Ясно, что и в данном случае мы имеем верхушечный вариант фракционности, так сказать по вертикали. Наверное, не случайно еще в дискуссии 1921 года в первичных партийных организациях раздавались голоса, рассматривающие ЦК РКП(б) как фракцию. И здесь необходимо еще одно пояснение. До сих пор понятие фракции трактуется по ленинско-сталинскому политическому словарю – пособию по охоте на инакомыслящих. И «борьбу с фракционностью» считаем чуть ли не одним из позитивных уроков нашего политического опыта. Думается, что такие суждения весьма спорны. И вот почему.
После того, как были разрушены варианты действительного политического плюрализма, партия фактически перестала быть таковой. Она стала не только партией-государством, но и при отсутствии альтернативных политических структур впускала в свои ряды людей неодинаковых (или не совсем одинаковых) политических убеждений. И если бы внутри ее были бы действительно оформлены фракции, то это в какой-то мере могло бы компенсировать отсутствие реальной политической демократии. Причем вовсе не обязательно было бы иметь свою особую дисциплину. Возможно было бы создание фракций, например, по социальному признаку. Скажем, крестьянской фракции, ибо интересы сельского труженика Коммунистическая партия никогда не выражала (отсюда многолетняя, «контрреволюционная», как это значилось в оперативных сводках, его тоска по «крестьянскому союзу»). Но ничего подобного не произошло. Фракция стала бранным словом партийного лексикона
А вот «вертикальная» фракция была. И не просто была, а благоденствовала. Еще бы – ведь она и только она обладала реальной властью, собственным пониманием дисциплины, своей моралью, своим обслуживающим штатом: от официальных статистиков до личного парикмахера. Власти предержащие и были в партии до самого последнего времени такой фракцией. Никакие демократические нормы к этой структуре просто неприменимы. Вспомним, как члены сталинской «тройки» не только утверждали повестку дня заседаний Политбюро, но и договаривались о том, как тот или иной вопрос должен быть решен на предстоящем заседании. «Семерка», в которую входили члены Политбюро за исключением Троцкого, не случайно имела псевдоним «руководящий коллектив» и действовала как исполнительный орган фракции Пленума. В 30-е годы Сталин принимал решения единолично в узком кругу уже неравных ему «советников», включавшем Молотова, Ворошилова, Кагановича. В последние годы жизни «отца народов» туда входили Хрущев, Маленков, Берия, Булганин. Образовывался как бы тройной круг: большой по числу лиц Президиум ЦК КПСС, своего рода внезаконное, не предусмотренное Уставом бюро Президиума и, наконец, «пятерка» во главе со Сталиным. Все это очень напоминало принципат в Древнем Риме, когда, начиная со времен Октавиана Августа, формально продолжает существовать республиканское устройство, но на деле его якобы правящие институты принимают номинальный характер. И выборы в них, и их деятельность регулируются первым лицом в государстве – принцепсом.
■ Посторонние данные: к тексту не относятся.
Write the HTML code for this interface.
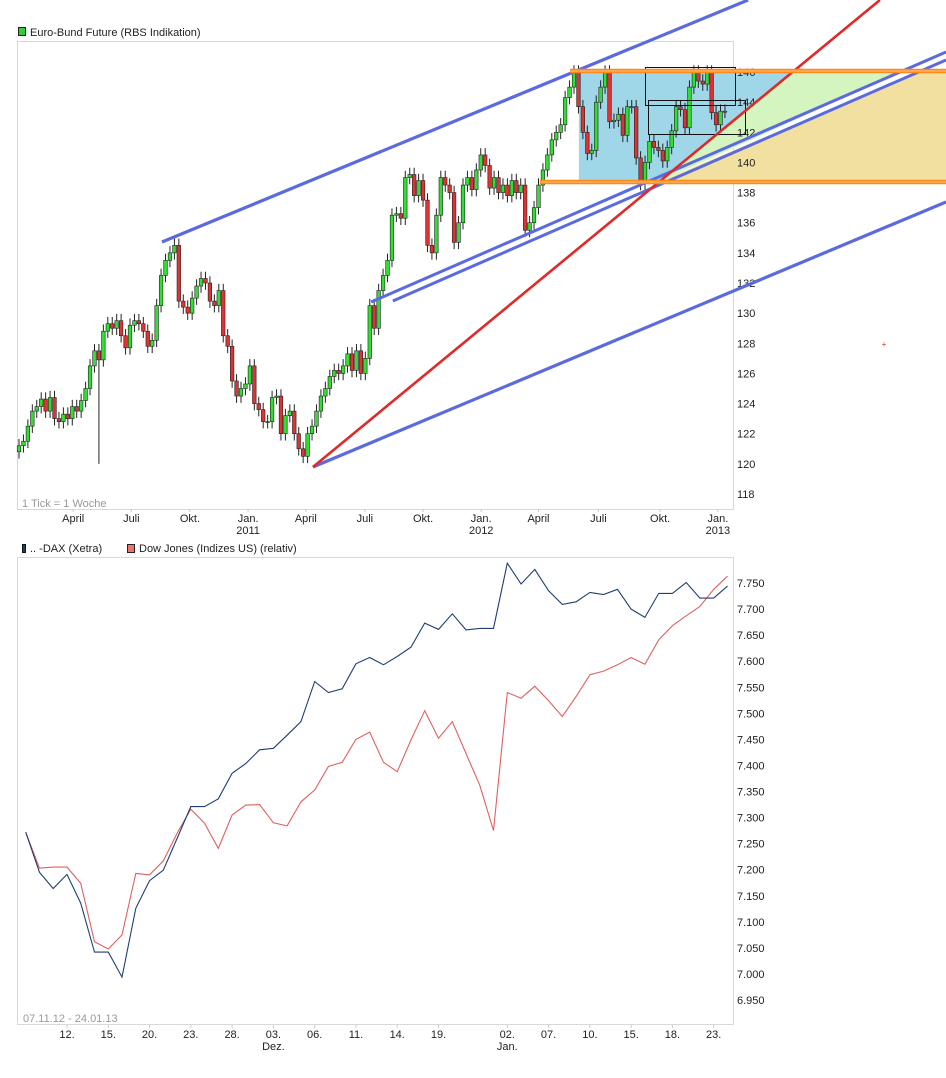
<!DOCTYPE html>
<html><head><meta charset="utf-8"><style>
body{margin:0;background:#fff;}
svg{display:block;font-family:"Liberation Sans",sans-serif;font-size:11px;}
</style></head><body>
<svg id="c" width="946" height="1078" viewBox="0 0 946 1078" xmlns="http://www.w3.org/2000/svg">
<g id="topchart"></g>
<g id="botchart"></g>
</svg>
<script>
// ---------- top chart data ----------
const closes = [121.2,121.5,122.5,123.5,123.8,124.3,123.5,124.4,123.0,122.8,123.3,123.0,123.8,
123.5,124.2,125.0,126.5,127.5,126.9,128.8,129.3,129.0,
129.5,128.5,127.7,129.2,129.5,129.3,128.8,127.8,128.2,
130.5,132.5,133.5,134.0,134.5,
130.8,130.4,130.0,131.0,131.8,132.3,132.0,130.8,130.5,131.5,128.5,127.8,125.5,124.5,125.0,125.3,126.5,124.0,123.6,122.8,122.8,124.4,124.5,122.0,123.2,123.5,122.0,121.0,120.5,122.0,
122.5,123.5,124.5,125.0,125.8,126.2,126.0,126.5,127.3,126.2,127.5,126.0,127.0,130.5,129.0,131.5,132.5,133.5,136.5,136.6,136.3,139.0,139.2,137.8,138.8,137.5,134.5,134.0,136.5,139.0,138.5,138.0,134.7,136.0,138.5,139.0,
138.2,139.5,140.5,139.8,138.3,139.0,138.0,138.5,137.8,138.8,138.0,138.5,135.5,136.0,137.0,
138.5,139.5,140.5,141.5,142.0,142.5,144.3,
145.0,146.0,143.7,142.0,140.6,140.8,144.0,145.0,146.0,142.7,142.8,143.2,141.8,143.7,143.7,140.3,138.6,140.0,141.4,141.0,140.8,140.1,141.0,142.1,143.7,143.5,142.3,145.0,146.0,145.4,145.2,146.0,143.3,142.5,143.4,143.4];
const firstOpen = 120.8;
const yTicksTop = [118,120,122,124,126,128,130,132,134,136,138,140,142,144,146];
const xLabelsTop = ["April","Juli","Okt.","Jan.","April","Juli","Okt.","Jan.","April","Juli","Okt.","Jan."];
const xLabelWeeks = [12.2,25.3,38.5,51.6,64.6,77.9,91.0,104.1,117.0,130.5,144.4,157.4];
const xYearLabels = {3:"2011",7:"2012",11:"2013"};
const upperLine = [[32.2,134.72],[164.2,150.78]];
const lowerLine = [[66.2,119.79],[208.8,137.38]];
const mid1Line = [[79.3,130.74],[208.8,147.33]];
const mid2Line = [[84.2,130.81],[208.8,146.80]];
const redLine = [[66.2,119.79],[193.9,150.78]];
const resTop = 146.07, resBot = 138.70;

// ---------- bottom chart data ----------
const dax = [7.272,7.195,7.164,7.191,7.136,7.042,7.042,6.994,7.126,7.179,7.199,7.260,7.321,7.321,7.336,7.385,7.404,7.430,7.433,7.458,7.484,7.561,7.540,7.547,7.595,7.607,
7.593,7.609,7.627,7.673,7.661,7.691,7.660,7.663,7.663,7.788,7.748,7.776,7.735,7.709,7.714,7.732,7.728,7.738,7.700,7.684,7.730,7.730,7.751,7.721,7.721,7.744];
const dow = [7.272,7.203,7.205,7.205,7.174,7.062,7.048,7.075,7.193,7.190,7.217,7.270,7.316,7.289,7.241,7.305,7.324,7.325,7.290,7.284,7.330,7.353,7.398,7.406,7.450,7.464,
7.406,7.388,7.449,7.505,7.452,7.484,7.423,7.362,7.275,7.540,7.529,7.552,7.524,7.494,7.532,7.574,7.581,7.593,7.607,7.594,7.641,7.668,7.687,7.705,7.738,7.763];
const yTicksBot = [6.95,7.0,7.05,7.1,7.15,7.2,7.25,7.3,7.35,7.4,7.45,7.5,7.55,7.6,7.65,7.7,7.75];
const xLabelsBot = ["12.","15.","20.","23.","28.","03.","06.","11.","14.","19.","02.","07.","10.","15.","18.","23."];
const xLabelIdx = [3,6,9,12,15,18,21,24,27,30,35,38,41,44,47,50];
const xSubLabels = {5:"Dez.",10:"Jan."};

const NS="http://www.w3.org/2000/svg";
function mk(parent,tag,attrs,text){const e=document.createElementNS(NS,tag);for(const k in attrs)e.setAttribute(k,attrs[k]);if(text!==undefined)e.textContent=text;parent.appendChild(e);return e;}
const xw=i=>19+i*4.44;
const yp=v=>494-(v-118)*15.07;
const topG=document.getElementById('topchart');

let f=mk(topG,'rect',{x:17.5,y:41.5,width:716,height:468,fill:'none',stroke:'#d8d8d8'});



function px(p){return [xw(p[0]),yp(p[1])];}
function xAtV(line,v){const a=px(line[0]),b=px(line[1]);const y=yp(v);return a[0]+(y-a[1])*(b[0]-a[0])/(b[1]-a[1]);}
const yT=yp(resTop),yB=yp(resBot);
const rT=xAtV(redLine,resTop),rB=xAtV(redLine,resBot);
const m1T=xAtV(mid1Line,resTop),m2T=xAtV(mid2Line,resTop);
const bx=xw(126.1);
let p=mk(topG,'polygon',{points:`${bx},${yT} ${rT},${yT} ${rB},${yB} ${bx},${yB}`,fill:'#9fd7e8'});


p=mk(topG,'polygon',{points:`${rT},${yT} ${m1T},${yT} ${rB},${yB}`,fill:'#d4f5c0'});


p=mk(topG,'polygon',{points:`${rB},${yB} ${m2T},${yT} 946,${yT} 946,${yB}`,fill:'#f2e0a0'});



yTicksTop.forEach(v=>{const t=mk(topG,'text',{x:737,y:yp(v)+4,fill:'#222'},String(v));

});
xLabelsTop.forEach((s,k)=>{const x=xw(xLabelWeeks[k]);
mk(topG,'line',{x1:x,y1:509,x2:x,y2:512,stroke:'#ccc'});
const t=mk(topG,'text',{x:x,y:522,'text-anchor':'middle',fill:'#222'},s);


if(xYearLabels[k]){const t2=mk(topG,'text',{x:x,y:534,'text-anchor':'middle',fill:'#222'},xYearLabels[k]);

}});

let prev=firstOpen;
closes.forEach((c,i)=>{const o=prev;prev=c;const hi=Math.max(o,c)+0.45,lo=(i===18?120.0:Math.min(o,c)-0.45);
const x=xw(i);const g=mk(topG,'g',{});


mk(g,'line',{x1:x,y1:yp(hi),x2:x,y2:yp(lo),stroke:'#222','stroke-width':1});
const y1=yp(Math.max(o,c)),h=Math.max(1,yp(Math.min(o,c))-y1);
mk(g,'rect',{x:x-1.8,y:y1,width:3.6,height:h,fill:c>=o?'#33dd33':'#dd3333',stroke:'#222','stroke-width':0.6});});

[[645,67,90,38],[648,100,97,34]].forEach(r=>{const e=mk(topG,'rect',{x:r[0]+.5,y:r[1]+.5,width:r[2],height:r[3],fill:'none',stroke:'#111','stroke-width':1});

});

function tl(line,color,w,name){const a=px(line[0]),b=px(line[1]);const e=mk(topG,'line',{x1:a[0],y1:a[1],x2:b[0],y2:b[1],stroke:color,'stroke-width':w});

}
tl(upperLine,'#5a6be0',3.2,'upper-channel-line');
tl(lowerLine,'#5a6be0',3.2,'lower-channel-line');
tl(mid1Line,'#5a6be0',3,'mid-channel-line-1');
tl(mid2Line,'#5a6be0',3,'mid-channel-line-2');
tl(redLine,'#e02a2a',2.6,'red-trend-line');
[[resTop,124.1,'resistance-line-top'],[resBot,117.3,'support-line-bottom']].forEach(a=>{const y=yp(a[0]);
const e=mk(topG,'line',{x1:xw(a[1]),y1:y,x2:946,y2:y,stroke:'#ff8a1a','stroke-width':4.5});


mk(topG,'line',{x1:xw(a[1]),y1:y,x2:946,y2:y,stroke:'#ffc080','stroke-width':1});});

let e=mk(topG,'rect',{x:18.5,y:27.5,width:7,height:8,fill:'#33cc33',stroke:'#222'});


e=mk(topG,'text',{x:30,y:36,fill:'#222'},'Euro-Bund Future (RBS Indikation)');


e=mk(topG,'text',{x:22,y:507,fill:'#999'},'1 Tick = 1 Woche');


e=mk(topG,'text',{x:884,y:347,fill:'#c33','font-size':'8px','text-anchor':'middle'},'+');



// ---------- bottom chart ----------
const botG=document.getElementById('botchart');
const xb=i=>25.7+i*13.76;
const yb=v=>583-(v-7.75)*521.3;
e=mk(botG,'rect',{x:17.5,y:557.5,width:716,height:467,fill:'none',stroke:'#d8d8d8'});


yTicksBot.forEach(v=>{const t=mk(botG,'text',{x:737,y:yb(v)+4,fill:'#222'},v.toFixed(3));

});
xLabelsBot.forEach((s,k)=>{const x=xb(xLabelIdx[k]);
mk(botG,'line',{x1:x,y1:1025,x2:x,y2:1028,stroke:'#ccc'});
const t=mk(botG,'text',{x:x,y:1038,'text-anchor':'middle',fill:'#222'},s);


if(xSubLabels[k]){const t2=mk(botG,'text',{x:x,y:1050,'text-anchor':'middle',fill:'#222'},xSubLabels[k]);

}});
function series(arr,color,name){const pts=arr.map((v,i)=>xb(i).toFixed(1)+','+yb(v).toFixed(1)).join(' ');
const l=mk(botG,'polyline',{points:pts,fill:'none',stroke:color,'stroke-width':1.1});

}
series(dow,'#e06060','dow-jones-line');
series(dax,'#1f3f73','dax-line');
e=mk(botG,'rect',{x:22.5,y:544.5,width:3,height:8,fill:'#1f3f73',stroke:'#111'});


e=mk(botG,'text',{x:30,y:552,fill:'#222'},'.. -DAX (Xetra)');


e=mk(botG,'rect',{x:127.5,y:544.5,width:7,height:8,fill:'#f07070',stroke:'#222'});


e=mk(botG,'text',{x:139,y:552,fill:'#222'},'Dow Jones (Indizes US) (relativ)');


e=mk(botG,'text',{x:23,y:1022,fill:'#999'},'07.11.12 - 24.01.13');


</script>
</body></html>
Подобный механизм власти вел к тому, что максимально суживалось число лиц, которые в случае смерти или удаления первого лица от власти могли занять его место. После смерти Сталина таковых было трое – Маленков, Берия, Хрущев. Брежнев был, пожалуй, фигурой, наиболее адекватной тоталитарной системе: олигархический орган, именуемый Политбюро ЦК КПСС, мог при нем спокойно осуществлять «коллективное руководство» партией и страной, хотя и тогда имелось нечто типа «интимного кабинета» Александра I – малочисленная группа пользующихся особым доверием лиц, принимавшая, скажем, решение о вводе советских войск в Афганистан.
Но вернемся назад… Так почему же Молотов в 1921 году очутился в кресле Секретаря ЦК? Ответ прост – он и ему подобные были нужны Системе и ее творцам. Необходимо было так осуществлять политический курс, чтобы не только не ослабить, но и усилить «руководящую роль партии».
Молотов с очевидной антипатией отзывается о своем предшественнике – Н. Крестинском. Он «имел мало большевистского», и вообще был «сволочь, безусловно». Последний эпитет часто будет встречаться в молотовских оценках людей, которых он знал. Это, в общем, неудивительно и как раз вполне вписывается в менталитет большевизма. Не наш – значит сволочь. Именно так Ленин в свое время обозвал ликвидаторов, весь «сволочизм» которых заключался в желании разработать концепцию легальной партии.